__WRITTEN EXERCISE__. Print only the lines from the top of the data through the line with "YTICKS = [0, 100000, 200000, 300000, 400000, 500000, 600000]", both included, skipping every picture.

__DATA LINES__.
══════════
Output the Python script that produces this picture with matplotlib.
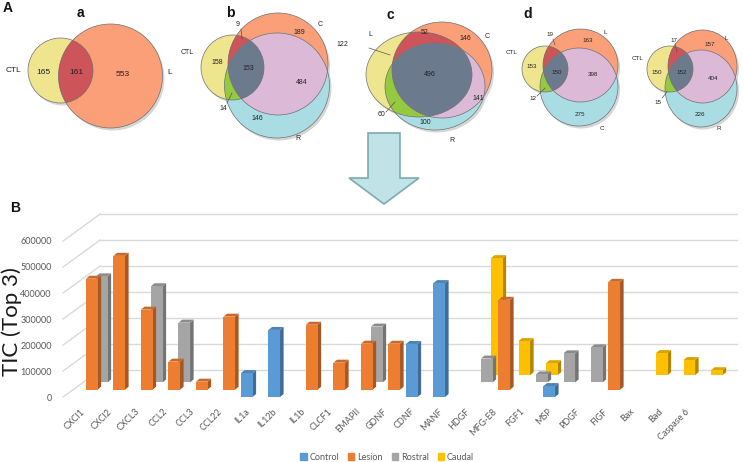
"""
Figure: Venn diagrams of detected proteins (A) and pseudo-3D bar chart of
top-3 TIC values per condition (B).
"""

import matplotlib
matplotlib.use("Agg")
import matplotlib.pyplot as plt
import numpy as np
from matplotlib.colors import to_rgb
from matplotlib.patches import Ellipse, Patch, Polygon

plt.rcParams["font.family"] = ["Lato", "DejaVu Sans"]

# ---------------------------------------------------------------- data (B)
CATEGORIES = ["CXCl1", "CXCl2", "CXCL3", "CCL2", "CCL3", "CCL22", "IL1a", "IL12b",
              "IL1b", "CLCF1", "EMAPII", "GDNF", "CDNF", "MANF", "HDGF", "MFG-E8",
              "FGF1", "MSP", "PDGF", "FIGF", "Bax", "Bad", "Caspase 6"]
SERIES = ["Control", "Lesion", "Rostral", "Caudal"]
COLORS = ["#5B9BD5", "#ED7D31", "#A5A5A5", "#FFC000"]

# 0 = not among the top 3
CONTROL = [0, 0, 0, 0, 0, 0, 92000, 258000, 0, 0, 0, 0, 204000, 438000,
           0, 0, 0, 42000, 0, 0, 0, 0, 0]
LESION = [427000, 515000, 308000, 108000, 31000, 281000, 0, 0, 250000, 104000,
          177000, 177000, 0, 0, 0, 346000, 0, 0, 0, 415000, 0, 0, 0]
ROSTRAL = [408000, 0, 370000, 230000, 0, 0, 0, 0, 0, 0, 215000, 0, 0, 0,
           92000, 0, 31000, 112000, 135000, 0, 0, 0, 0]
CAUDAL = [0, 0, 0, 0, 0, 0, 0, 0, 0, 0, 0, 0, 0, 0,
          450000, 131000, 46000, 0, 0, 0, 85000, 58000, 19000]
YTICKS = [0, 100000, 200000, 300000, 400000, 500000, 600000]

# ---------------------------------------------------------------- data (A)
A_SETS = ["CTL", "L"]
A_COUNTS = [165, 161, 553]
B_SETS = ["CTL", "C", "R"]
B_COUNTS = [9, 189, 122, 158, 153, 484, 14, 146]
C_SETS = ["L", "C", "R"]
C_COUNTS = [52, 146, 496, 141, 60, 100]
D1_SETS = ["CTL", "L", "C"]
D1_COUNTS = [19, 163, 153, 150, 398, 12, 275]
D2_SETS = ["CTL", "L", "R"]
D2_COUNTS = [17, 157, 150, 152, 404, 15, 226]

# ---------------------------------------------------------------- layout (pixels)
# ellipses (cx, cy, w, h) in figure pixels
A_SHAPES = [(60.5, 70.5, 65, 65), (110.5, 76, 104, 104)]
B_SHAPES = [(232.5, 67.5, 63, 65), (278, 64, 100, 102), (277, 85.5, 105, 105)]
C_SHAPES = [(419, 74.5, 106, 85), (442, 70, 100, 96), (435, 86.5, 100, 87)]
D1_SHAPES = [(545, 69, 46, 46), (580.5, 65.5, 75, 73), (579, 87, 78, 78)]
D2_SHAPES = [(670, 69, 46, 46), (702.5, 66.5, 69, 73), (701, 88.5, 72, 77)]

A_SET_POS = [(13, 71), (170, 73)]
A_POS = [(43, 73), (76, 73), (123, 75)]
B_SET_POS = [(187, 53), (320, 24), (298, 138)]
B_POS = [(238, 25), (299, 32), (342, 44), (217, 63), (248, 68), (302, 83), (223, 108), (257, 118)]
C_SET_POS = [(370, 35), (487, 36), (452, 141)]
C_POS = [(425, 33), (465, 39), (430, 75), (478, 98), (382, 114), (425, 123)]
D1_SET_POS = [(512, 53), (605, 33), (602, 129)]
D1_POS = [(550, 35), (588, 41), (532, 67), (557, 73), (593, 75), (533, 99), (580, 114)]
D2_SET_POS = [(638, 59), (726, 38), (719, 128)]
D2_POS = [(674, 40), (710, 44), (657, 72), (682, 73), (713, 79), (658, 102), (700, 115)]

POINTERS = [((241, 29), (242, 39)), ((227, 103), (232, 93)),
            ((369, 48), (390, 55)), ((386, 112), (395, 102)),
            ((553, 39), (555, 45)), ((537, 96), (545, 88)),
            ((675, 44), (677, 52)), ((662, 98), (667, 92))]

REGION_COLORS = {(0,): "#EFE58F", (1,): "#FB9F78", (2,): "#A9DDE3",
                 (0, 1): "#CD5459", (0, 2): "#94C940", (1, 2): "#DCB9D7",
                 (0, 1, 2): "#6B7B8D"}

VENN_FONT = "Liberation Sans"


def ellipse_poly(cx, cy, w, h, n=240):
    t = np.linspace(0, 2 * np.pi, n, endpoint=False)
    return np.column_stack([cx + w / 2 * np.cos(t), cy + h / 2 * np.sin(t)])


def clip_convex(subject, clipper):
    """Sutherland-Hodgman clipping of a polygon by a convex (ccw) polygon."""
    def cross(a, b, p):
        return (b[0] - a[0]) * (p[1] - a[1]) - (b[1] - a[1]) * (p[0] - a[0])

    def inter(s, e, a, b):
        cs, ce = cross(a, b, s), cross(a, b, e)
        return s + (e - s) * (cs / (cs - ce))

    out = [np.asarray(p) for p in subject]
    for k in range(len(clipper)):
        a, b = clipper[k - 1], clipper[k]
        inp, out = out, []
        if not inp:
            break
        s = inp[-1]
        for e in inp:
            if cross(a, b, e) >= 0:
                if cross(a, b, s) < 0:
                    out.append(inter(s, e, a, b))
                out.append(e)
            elif cross(a, b, s) >= 0:
                out.append(inter(s, e, a, b))
            s = e
    return np.array(out)


def draw_venn(ax, shapes, set_names, set_pos, counts, pos, fs):
    polys = [ellipse_poly(*s) for s in shapes]
    # soft drop shadow
    for cx, cy, w, h in shapes:
        ax.add_patch(Ellipse((cx + 2, cy + 2.5), w, h, color="#d6d6d6", lw=0, zorder=1))
    regions = [(i,) for i in range(len(polys))]
    if len(polys) == 3:
        regions += [(0, 1), (0, 2), (1, 2), (0, 1, 2)]
    else:
        regions += [(0, 1)]
    for reg in regions:
        poly = polys[reg[0]]
        for j in reg[1:]:
            poly = clip_convex(poly, polys[j])
        if len(poly) > 2:
            ax.add_patch(Polygon(poly, closed=True, facecolor=REGION_COLORS[reg],
                                 edgecolor="none", zorder=2))
    for cx, cy, w, h in shapes:
        ax.add_patch(Ellipse((cx, cy), w, h, fill=False, edgecolor="#707070", lw=0.5, zorder=3))
    for name, (x, y) in zip(set_names, set_pos):
        ax.text(x, y, name, fontsize=fs, ha="center", va="center", color="#222222",
                family=VENN_FONT, zorder=4)
    for n, (x, y) in zip(counts, pos):
        ax.text(x, y, str(n), fontsize=fs, ha="center", va="center", color="#222222",
                family=VENN_FONT, zorder=4)


def shade(color, f):
    return tuple(np.clip(np.array(to_rgb(color)) * f, 0, 1))


fig = plt.figure(figsize=(7.44, 4.62), dpi=100)

# ---------------------------------------------------------------- panel B: bars
ax = fig.add_axes([60 / 744, 62 / 462, 680 / 744, 200 / 462])
ax.set_xlim(-0.791, 23.936)
ax.set_ylim(-11538, 757692)

DX, DY = 0.364, 28000           # shift per depth row (series)
BACK_DX, BACK_DY = 1.347, 103600  # back wall offset
BAR_W = 0.42
SIDE_DX, SIDE_DY = 0.13, 11500  # bar thickness in depth

x_front = -0.68
x_back_right = 23.82
for v in YTICKS:
    ax.plot([x_front + BACK_DX, x_back_right], [v + BACK_DY] * 2, color="#D9D9D9", lw=1, zorder=0)
    ax.plot([x_front, x_front + BACK_DX], [v, v + BACK_DY], color="#D9D9D9", lw=1, zorder=0)

all_series = [CONTROL, LESION, ROSTRAL, CAUDAL]
for s in reversed(range(len(all_series))):
    col = COLORS[s]
    base = s * DY
    for i, v in enumerate(all_series[s]):
        if not v:
            continue
        x0 = i + s * DX - BAR_W / 2
        x1 = x0 + BAR_W
        ax.fill([x1, x1 + SIDE_DX, x1 + SIDE_DX, x1],
                [base, base + SIDE_DY, base + v + SIDE_DY, base + v],
                color=shade(col, 0.7), lw=0, zorder=2)
        ax.fill([x0, x1, x1 + SIDE_DX, x0 + SIDE_DX],
                [base + v, base + v, base + v + SIDE_DY, base + v + SIDE_DY],
                color=shade(col, 0.85), lw=0, zorder=2)
        ax.bar(x0, v, width=BAR_W, bottom=base, align="edge", color=col, lw=0, zorder=2)

for sp in ax.spines.values():
    sp.set_visible(False)
ax.set_yticks(YTICKS, [str(v) for v in YTICKS])
ax.tick_params(axis="y", length=0, pad=6, labelsize=6.5, labelcolor="#595959")
ax.set_xticks(np.arange(len(CATEGORIES)) - 0.06, CATEGORIES)
ax.tick_params(axis="x", length=0, pad=5, labelsize=6.5, labelcolor="#595959")
for lab in ax.get_xticklabels():
    lab.set_rotation(45)
    lab.set_ha("right")
    lab.set_rotation_mode("anchor")

fig.text(12 / 744, 1 - 322 / 462, "TIC (Top 3)", rotation=90, fontsize=16,
         ha="center", va="center", color="#1a1a1a")

handles = [Patch(color=c, label=n) for c, n in zip(COLORS, SERIES)]
fig.legend(handles=handles, loc="center", bbox_to_anchor=(387 / 744, 1 - 457 / 462),
           ncol=4, frameon=False, fontsize=6.5, labelcolor="#595959",
           handlelength=0.7, handleheight=0.7, handletextpad=0.3, columnspacing=1.0)

# ---------------------------------------------------------------- panel A: Venns + arrow
top = fig.add_axes([0, 0, 1, 1], zorder=3)
top.set_xlim(0, 744)
top.set_ylim(462, 0)
top.axis("off")
top.patch.set_alpha(0)

draw_venn(top, A_SHAPES, A_SETS, A_SET_POS, A_COUNTS, A_POS, 6)
draw_venn(top, B_SHAPES, B_SETS, B_SET_POS, B_COUNTS, B_POS, 5)
draw_venn(top, C_SHAPES, C_SETS, C_SET_POS, C_COUNTS, C_POS, 5)
draw_venn(top, D1_SHAPES, D1_SETS, D1_SET_POS, D1_COUNTS, D1_POS, 4.5)
draw_venn(top, D2_SHAPES, D2_SETS, D2_SET_POS, D2_COUNTS, D2_POS, 4.5)
for (xa, ya), (xb, yb) in POINTERS:
    top.plot([xa, xb], [ya, yb], color="#555555", lw=0.5, zorder=4)

for lab, x, y, fs in [("A", 8, 8, 10), ("a", 80, 13, 10), ("b", 230, 13, 10),
                      ("c", 390, 15, 10), ("d", 528, 14, 10), ("B", 15, 208, 10)]:
    top.text(x, y, lab, fontsize=fs, fontweight="bold", ha="center", va="center",
             family=VENN_FONT, color="#111111")

# big down arrow between panels
acx, shaft_hw, head_hw = 384, 16, 35
shaft_top, head_top, tip = 133, 178, 204
arrow = [(acx - shaft_hw, shaft_top), (acx + shaft_hw, shaft_top), (acx + shaft_hw, head_top),
         (acx + head_hw, head_top), (acx, tip), (acx - head_hw, head_top),
         (acx - shaft_hw, head_top)]
top.add_patch(Polygon(arrow, closed=True, facecolor="#BFE3E6", edgecolor="#7FAAB0",
                      lw=1.2, zorder=2))

fig.savefig("out.png", dpi=100)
══════════
__ANSWER IN FULL__.
Output the Python script that produces this picture with matplotlib.
"""
Figure: Venn diagrams of detected proteins (A) and pseudo-3D bar chart of
top-3 TIC values per condition (B).
"""

import matplotlib
matplotlib.use("Agg")
import matplotlib.pyplot as plt
import numpy as np
from matplotlib.colors import to_rgb
from matplotlib.patches import Ellipse, Patch, Polygon

plt.rcParams["font.family"] = ["Lato", "DejaVu Sans"]

# ---------------------------------------------------------------- data (B)
CATEGORIES = ["CXCl1", "CXCl2", "CXCL3", "CCL2", "CCL3", "CCL22", "IL1a", "IL12b",
              "IL1b", "CLCF1", "EMAPII", "GDNF", "CDNF", "MANF", "HDGF", "MFG-E8",
              "FGF1", "MSP", "PDGF", "FIGF", "Bax", "Bad", "Caspase 6"]
SERIES = ["Control", "Lesion", "Rostral", "Caudal"]
COLORS = ["#5B9BD5", "#ED7D31", "#A5A5A5", "#FFC000"]

# 0 = not among the top 3
CONTROL = [0, 0, 0, 0, 0, 0, 92000, 258000, 0, 0, 0, 0, 204000, 438000,
           0, 0, 0, 42000, 0, 0, 0, 0, 0]
LESION = [427000, 515000, 308000, 108000, 31000, 281000, 0, 0, 250000, 104000,
          177000, 177000, 0, 0, 0, 346000, 0, 0, 0, 415000, 0, 0, 0]
ROSTRAL = [408000, 0, 370000, 230000, 0, 0, 0, 0, 0, 0, 215000, 0, 0, 0,
           92000, 0, 31000, 112000, 135000, 0, 0, 0, 0]
CAUDAL = [0, 0, 0, 0, 0, 0, 0, 0, 0, 0, 0, 0, 0, 0,
          450000, 131000, 46000, 0, 0, 0, 85000, 58000, 19000]
YTICKS = [0, 100000, 200000, 300000, 400000, 500000, 600000]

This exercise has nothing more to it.